Ieri Oliviero Beha, sul suo "I nuovi mostri" mi ha offerto un buono spunto di riflessione.
Stamattina invece ho trovato un'altra bella intervista del 1998 a Giovanni Cesareo.
Si parla, ovviamente, sempre di comunicazione.
Quello che è interessante in realtà è il fatto che, anzichè relegare lo spettatore ad un ruolo passivo, si ammettono anche le colpe di chi si accontenta di recepire un messaggio senza però prendersi la briga (non che sia scontato e semplice, per carità) di DECODIFICARLO.
Manca quindi, come sottolinea Beha, la capacità di porre in relazione i fatti, le informazioni, per giungere ad un quadro più omogeneo ed ampio.
Eppure non dovrebbe essere così complicato, nell' Era del link, muovere il pensiero in modo meno rigido in una visuale a 360 gradi del mondo.
Scriveva Jean Starobinski:
"Non vorrei accusare la televisione più di altri media o di altri veicoli di suggestione del mondo contemporaneo, ma ho l’impressione che con la massa di informazioni contraddittorie che circolano incessantemente, con gli stimoli che investono il singolo individuo che raggiungono l’anima attraverso lo sguardo, attraverso i messaggi uditivi, in modo caotico sovrapposti gli uni agli altri e contraffatti, alla fine il brusio, il rumore diventa assordante. Non è più un messaggio che viene comunicato, un messaggio comprensibile, ma qualcosa di frastornato come una randellata, e questo proprio a causa dell’accavallarsi di messaggi contraddittori di segno opposto, messaggi che l’individuo non è più capace di decifrare, di separare gli uni dagli altri, di giudicare l’uno in rapporto agli altri. Tutto viene come assorbito confusamente e la somma è uguale a zero, un vuoto schiacciante."

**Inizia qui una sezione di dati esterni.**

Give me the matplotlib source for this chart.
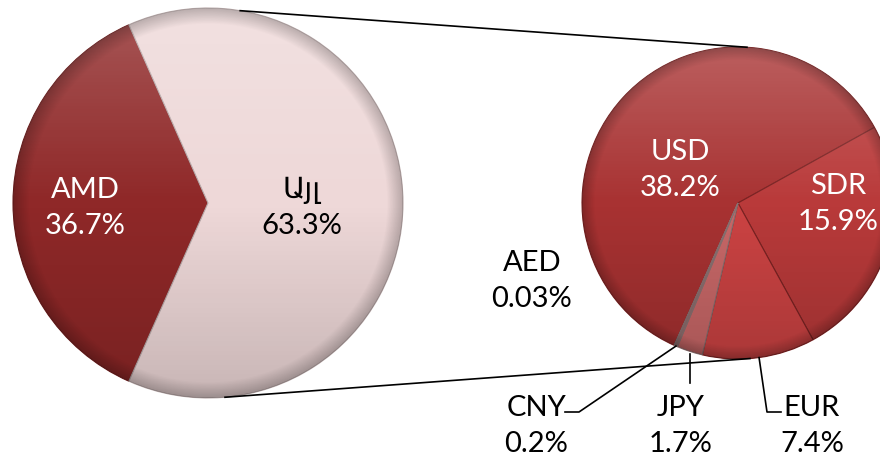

Il ruolo del ricevente è quindi assai più arduo e da qui si potrebbe anche arrivare alle considerazioni di Danilo Dolci:
" La comunicazione di massa non esiste", perché in effetti la cosiddetta comunicazione che abbiamo conosciuto è solo trasmissione a una via, cioè è unidirezionale."
Ed ancora, forse un po' provocatoriamente, il filosofo Edgar Morin:
"Se io fossi un istitutore, se io fossi un insegnante direi tutte le mattine ai bambini: avete visto la televisione? Parliamo di quello che avete visto. Tenterei di dare ai ragazzi non più uno sguardo immediato ma riflessivo sulla televisione."
Idea tutt'altro che stupida ed assolutamente coerente con l'Epoca in cui viviamo.
Imparare a capire i meccanismi che regolano la comunicazione odierna, imparare ad andare oltre ad una fruizione passiva, è un'abilità che andrebbe sviluppata sui banchi di scuola.
"Umberto Eco distingueva tra paleo televisione e neo televisione. La paleo televisione registra i fatti, è testimone, è l’occhio del telespettatore portato dove lui non potrebbe arrivare, la neo televisione invece è una televisione che diventa essa stessa il mondo, il luogo dove le notizie si creano e si producono."
Questo mondo però è ovviamente filtrato, è manipolato attraverso un linguaggio complesso, che può però essere letto ed applicato.
Quante volte, guardando un servizio in televisione, avete fatto caso alle immagini mostrate? Quante volte vi siete accorti che tali immagini erano di repertorio? Immagini fatte per riempire un vuoto. E perchè c'era quel vuoto?
Questo è solo un esempio delle domande che uno spettatore, legittimamente, può e deve porsi.
E porsi delle domande è l'inizio di un percorso necessario a mio avviso, oltre che, ovviamente, salutare.
Ne "Il mondo di Sofia", uno dei libri chiave della mia adolescenza, Gaarder suggerisce che in ognuno di noi esiste un filosofo, perchè ognuno di noi è in grado di interrogarsi, di mettere in discussione ciò che crede di sapere in una continua ricerca del sapere e del vero.
Questo è il mio stesso invito, nonchè ciò che cerco di fare qui, in qualche modo, ogni giorno.